Wakil Ketua Komisi II DPR Abdul Hakam Naja, Jumat (15/7), mengungkapkan kritikan terhadap persoalan jumlah PNSD yang berlebih. Hakam mengatakan, pengangkatan PNSD dilakukan tanpa terkontrol. Itu akibat kebijakan sektoral kepala daerah yang memikirkan diri sendiri.
Akibat tidak mempertimbangkan azas kebutuhan jumlah PNSD tersebut membuat anggaran belanja pegawai jauh lebih besar dibanding anggaran modal. “Ini karena penerimaan PNSD bersifat koncoisme. Keluarga dan orang dekat pejabat banyak yang diangkat,” ujar politikus Fraksi PAN tersebut.
Ia mengatakan, kebijakan berdasar politis itu dilakukan kepala daerah sebagai konsekuensi janji pilkada. Kepala daerah, sambung dia, wajib mengangkat orang dekatnya menjadi PNSD karena ikut berperan memenangkannya.

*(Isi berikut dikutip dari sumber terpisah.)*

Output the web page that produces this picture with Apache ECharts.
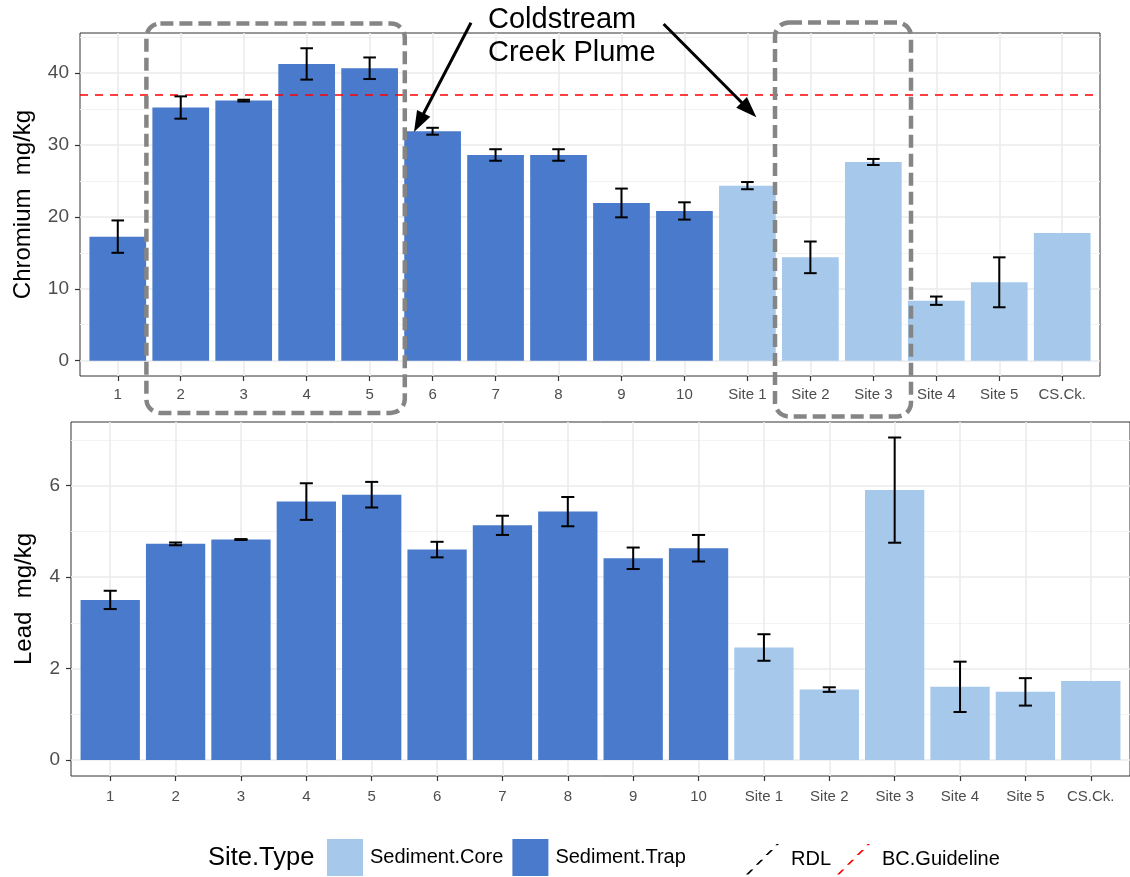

Kebijakan sektoral itu tanpa mempertimbangkan kemampuan keuangan daerah. Dampaknya APBD tidak pro rakyat sebab kebijakan kepala daerah bersifat jangka pendek. Abdul meminta pemerintah memerangi berbagai manipulasi dan perilaku korup terkait penerimaan PNSD itu.
Caranya dengan mengeluarkan kebijakan bersifat keras dan tegas. Jika tidak begitu, katanya, jumlah PNSD semakin banyak. Ia juga mendukung gagasan moratorium sebagai salah satu langkah penataan ulang PNSD.
Menurutnya, proses rekruitmen PNSD perlu diperbaiki. Itu tidak lain agar orang yang mendaftar memiliki kompetensi dan kualitas bagus sebagai calon abdi negara. Sistem pembedaan antara daerah dan nasional juga perlu dihapus melalui revisi UU 32 Tahun 2004.